Lufteinblasung in Marienfelde

Viele Experimente mit umgebauten Ottomotoren scheiterten in den Jahren bis 1923 an den Schwierigkeiten, die die Lufteinblasung bei wechselnden Drehzahlen mit sich brachte. Gelöst haben das Problem schließlich die Daimler-Mannen aus Berlin-Marienfelde, die schon 1923 über einen Fahrzeugdiesel verfügten, der mit Kompressor bestückt war und nach dem Lufteinblase-Verfahren arbeitet.

Elegant umgangen hat dieses Problem die Benz & Cie. mit einem Vorkammermotor, der dem Daimlerschen Diesel bald den Rang ablief. Welchem Verfahren der Vorzug zu geben sei, entschied sich schnell:. Daimler zog den kürzeren, weil der Vorkammermotor einfacher zu bauen war, weniger wog und sich billiger produzieren ließ.
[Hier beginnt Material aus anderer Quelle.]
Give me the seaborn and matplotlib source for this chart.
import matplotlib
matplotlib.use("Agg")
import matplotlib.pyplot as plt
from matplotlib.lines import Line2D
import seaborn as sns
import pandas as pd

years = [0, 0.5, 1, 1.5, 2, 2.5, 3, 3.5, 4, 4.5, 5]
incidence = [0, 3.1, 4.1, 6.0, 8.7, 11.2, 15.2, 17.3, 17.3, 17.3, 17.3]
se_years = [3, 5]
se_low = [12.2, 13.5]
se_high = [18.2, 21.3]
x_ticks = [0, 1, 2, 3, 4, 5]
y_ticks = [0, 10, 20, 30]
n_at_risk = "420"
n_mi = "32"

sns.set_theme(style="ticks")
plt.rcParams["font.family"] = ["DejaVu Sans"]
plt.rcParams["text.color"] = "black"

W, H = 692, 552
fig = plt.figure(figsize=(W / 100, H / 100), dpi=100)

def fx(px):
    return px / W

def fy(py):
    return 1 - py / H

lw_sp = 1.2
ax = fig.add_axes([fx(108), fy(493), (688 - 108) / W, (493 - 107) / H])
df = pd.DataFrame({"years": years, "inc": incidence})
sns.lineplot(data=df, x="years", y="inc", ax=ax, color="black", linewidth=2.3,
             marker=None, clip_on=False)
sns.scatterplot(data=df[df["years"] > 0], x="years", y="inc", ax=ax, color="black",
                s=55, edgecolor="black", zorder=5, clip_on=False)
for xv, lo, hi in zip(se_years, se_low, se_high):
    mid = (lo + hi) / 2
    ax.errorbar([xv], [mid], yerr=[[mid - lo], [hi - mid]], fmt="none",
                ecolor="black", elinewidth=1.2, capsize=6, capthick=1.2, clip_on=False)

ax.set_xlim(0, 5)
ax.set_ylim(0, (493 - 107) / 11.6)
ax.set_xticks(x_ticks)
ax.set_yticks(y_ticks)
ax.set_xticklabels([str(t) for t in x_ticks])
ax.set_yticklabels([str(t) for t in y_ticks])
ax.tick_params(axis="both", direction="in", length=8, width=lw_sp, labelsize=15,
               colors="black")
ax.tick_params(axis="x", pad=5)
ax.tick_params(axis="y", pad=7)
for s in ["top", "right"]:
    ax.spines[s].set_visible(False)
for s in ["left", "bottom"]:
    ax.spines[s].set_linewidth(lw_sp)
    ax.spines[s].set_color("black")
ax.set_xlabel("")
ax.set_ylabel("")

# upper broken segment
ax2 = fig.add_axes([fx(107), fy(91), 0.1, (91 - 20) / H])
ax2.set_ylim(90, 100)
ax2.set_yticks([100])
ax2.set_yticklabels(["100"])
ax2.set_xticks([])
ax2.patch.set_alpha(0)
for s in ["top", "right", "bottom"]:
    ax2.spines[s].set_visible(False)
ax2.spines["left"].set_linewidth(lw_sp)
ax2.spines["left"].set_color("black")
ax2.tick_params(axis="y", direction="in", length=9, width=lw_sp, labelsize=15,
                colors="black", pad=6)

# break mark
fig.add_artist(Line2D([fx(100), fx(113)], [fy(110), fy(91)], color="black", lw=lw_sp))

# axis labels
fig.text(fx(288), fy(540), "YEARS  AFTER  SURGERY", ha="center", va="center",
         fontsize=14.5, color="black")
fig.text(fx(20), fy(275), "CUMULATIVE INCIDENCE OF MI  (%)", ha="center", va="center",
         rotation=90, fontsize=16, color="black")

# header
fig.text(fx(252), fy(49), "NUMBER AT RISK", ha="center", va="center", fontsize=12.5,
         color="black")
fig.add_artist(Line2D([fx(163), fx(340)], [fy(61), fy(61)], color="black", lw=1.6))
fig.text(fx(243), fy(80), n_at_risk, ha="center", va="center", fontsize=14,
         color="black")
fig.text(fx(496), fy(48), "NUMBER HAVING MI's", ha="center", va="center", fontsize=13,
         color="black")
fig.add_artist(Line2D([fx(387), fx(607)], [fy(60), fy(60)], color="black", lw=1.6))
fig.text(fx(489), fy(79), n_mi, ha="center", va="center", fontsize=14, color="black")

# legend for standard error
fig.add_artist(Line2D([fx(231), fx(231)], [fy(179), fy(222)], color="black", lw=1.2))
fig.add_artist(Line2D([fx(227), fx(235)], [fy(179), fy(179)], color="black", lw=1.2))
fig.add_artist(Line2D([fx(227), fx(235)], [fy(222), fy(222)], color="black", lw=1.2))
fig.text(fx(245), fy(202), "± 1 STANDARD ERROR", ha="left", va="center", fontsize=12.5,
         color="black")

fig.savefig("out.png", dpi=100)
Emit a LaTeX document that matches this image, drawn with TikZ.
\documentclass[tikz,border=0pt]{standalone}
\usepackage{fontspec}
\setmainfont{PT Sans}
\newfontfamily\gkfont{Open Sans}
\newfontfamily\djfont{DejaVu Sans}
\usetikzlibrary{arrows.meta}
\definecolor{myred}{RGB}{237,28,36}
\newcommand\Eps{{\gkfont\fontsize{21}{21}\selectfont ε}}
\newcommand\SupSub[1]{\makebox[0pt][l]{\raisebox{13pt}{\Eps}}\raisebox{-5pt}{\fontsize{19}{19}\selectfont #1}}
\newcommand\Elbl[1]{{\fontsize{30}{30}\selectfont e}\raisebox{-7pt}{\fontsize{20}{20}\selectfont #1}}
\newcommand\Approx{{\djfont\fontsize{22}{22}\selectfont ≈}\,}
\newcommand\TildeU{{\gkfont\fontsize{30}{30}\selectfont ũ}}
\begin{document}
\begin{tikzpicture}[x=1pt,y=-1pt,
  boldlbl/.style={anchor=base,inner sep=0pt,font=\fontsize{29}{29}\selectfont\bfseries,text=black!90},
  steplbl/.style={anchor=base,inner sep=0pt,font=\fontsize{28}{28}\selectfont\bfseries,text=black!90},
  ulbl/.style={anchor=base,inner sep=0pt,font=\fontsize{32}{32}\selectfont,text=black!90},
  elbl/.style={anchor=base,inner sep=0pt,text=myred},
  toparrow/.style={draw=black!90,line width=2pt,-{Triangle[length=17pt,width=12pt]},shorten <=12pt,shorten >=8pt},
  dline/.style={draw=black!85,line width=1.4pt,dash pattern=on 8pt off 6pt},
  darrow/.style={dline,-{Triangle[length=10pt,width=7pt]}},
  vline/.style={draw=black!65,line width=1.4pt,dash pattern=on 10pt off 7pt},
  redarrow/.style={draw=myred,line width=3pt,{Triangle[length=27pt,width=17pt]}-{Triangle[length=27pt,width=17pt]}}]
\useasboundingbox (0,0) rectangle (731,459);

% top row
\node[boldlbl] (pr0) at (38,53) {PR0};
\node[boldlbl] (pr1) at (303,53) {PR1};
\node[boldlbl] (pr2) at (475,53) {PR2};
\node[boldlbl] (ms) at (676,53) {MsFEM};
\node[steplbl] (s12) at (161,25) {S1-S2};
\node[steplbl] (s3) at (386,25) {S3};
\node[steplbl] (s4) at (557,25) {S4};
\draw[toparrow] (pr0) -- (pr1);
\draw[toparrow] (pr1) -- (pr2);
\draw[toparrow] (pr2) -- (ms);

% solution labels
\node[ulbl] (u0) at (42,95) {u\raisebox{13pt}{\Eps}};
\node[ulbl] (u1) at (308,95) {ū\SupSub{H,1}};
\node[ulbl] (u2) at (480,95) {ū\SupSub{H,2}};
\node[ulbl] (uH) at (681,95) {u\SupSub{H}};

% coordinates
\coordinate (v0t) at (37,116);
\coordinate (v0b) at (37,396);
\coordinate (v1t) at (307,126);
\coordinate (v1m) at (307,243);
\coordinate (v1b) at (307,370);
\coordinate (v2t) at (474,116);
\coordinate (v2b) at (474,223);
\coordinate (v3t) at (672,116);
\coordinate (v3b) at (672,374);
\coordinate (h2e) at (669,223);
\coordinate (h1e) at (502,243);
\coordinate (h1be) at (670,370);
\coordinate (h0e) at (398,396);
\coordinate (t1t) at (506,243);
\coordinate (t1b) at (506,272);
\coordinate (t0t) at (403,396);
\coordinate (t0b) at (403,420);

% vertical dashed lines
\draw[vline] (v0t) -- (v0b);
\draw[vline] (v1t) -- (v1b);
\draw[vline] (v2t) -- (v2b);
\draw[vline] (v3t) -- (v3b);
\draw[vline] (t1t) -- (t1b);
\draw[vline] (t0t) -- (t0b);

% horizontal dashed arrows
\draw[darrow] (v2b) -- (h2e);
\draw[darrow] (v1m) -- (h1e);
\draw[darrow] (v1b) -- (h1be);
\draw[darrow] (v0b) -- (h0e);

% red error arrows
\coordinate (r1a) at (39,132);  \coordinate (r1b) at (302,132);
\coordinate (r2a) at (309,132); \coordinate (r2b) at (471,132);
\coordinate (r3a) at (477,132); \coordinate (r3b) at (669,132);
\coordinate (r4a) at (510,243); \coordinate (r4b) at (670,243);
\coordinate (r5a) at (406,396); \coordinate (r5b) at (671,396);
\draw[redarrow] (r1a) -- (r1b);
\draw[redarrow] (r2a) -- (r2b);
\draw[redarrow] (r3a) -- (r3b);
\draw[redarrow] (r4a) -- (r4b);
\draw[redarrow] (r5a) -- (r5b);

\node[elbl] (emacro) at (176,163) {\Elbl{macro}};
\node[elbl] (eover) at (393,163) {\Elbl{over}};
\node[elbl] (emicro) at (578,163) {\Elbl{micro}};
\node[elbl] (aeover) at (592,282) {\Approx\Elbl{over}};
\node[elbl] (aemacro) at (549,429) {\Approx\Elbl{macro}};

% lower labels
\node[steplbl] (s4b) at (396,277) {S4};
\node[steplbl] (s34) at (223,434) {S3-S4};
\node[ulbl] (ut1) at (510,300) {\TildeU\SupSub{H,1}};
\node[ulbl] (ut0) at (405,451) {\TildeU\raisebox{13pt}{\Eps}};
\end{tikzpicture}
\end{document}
Vorkammerverfahren in Gaggenau

Der Beschluss fiel am 14. April 1923 und rief eine erste Serie des Fahrzeugdiesels vom Typ OB 2 ins Leben, die exakt zehn Einheiten umfasste. Die trockenen technischen Daten des ersten Benz'schen Fahrzeugdiesels lassen die epochale Umwälzung kaum erahnen, die damit ihren Anfang nahm: vier Zylinder à 125 Millimeter Bohrung und 180 Millimeter Hub, 45 bis 50 Pferdestärken bei einer Nenndrehzahl von 1000 U/min. Die reichte damals locker fürs Prädikat „schnelllaufend“ und stellte eine Errungenschaft dar, hinter der emsiges Tüfteln am ursprünglich eher schwerblütigen Dieselmotor steckte.

Ein zeitweise wahres Stakkato an einschlägigen Patenten, das Benz & Cie. über die langen Jahre bis zum Serienanlauf angemeldet hatte, belegt den Dampf, mit dem die Werkstätten in Mannheim dem Fahrzeugdiesel vom Beginn der Arbeiten im Jahr 1909 an auf der Spur waren. Doch gab es auch Zäsuren: Der Erste Weltkrieg zum Beispiel legte die Entwicklung für vier Jahre vollständig auf Eis.

Enorme Ersparnis beim Verbrauch

Schnell war der Beschluss zum Bau des OB 2 hingegen in die Tat umgesetzt. Es dauerte gerade mal gut vier Monate, bis diese Aggregate gegen Ende August 1923 einbaufertig parat standen. Und auch dann fackelten die Benz-Mannen nicht lange. Bauten die Maschine flugs in Fünftonner-Kettenfahrgestelle ein. Starteten bereits am 10. September 1923 von Gaggenau aus eine erste Versuchsfahrt in bergigem Gelände, Braunkohlen-Teeröl schwappte dabei im Tank. Und sie konnten danach zufrieden resümieren, der Verbrauch sei um „25 Prozent geringer als bei Benzolmotoren“.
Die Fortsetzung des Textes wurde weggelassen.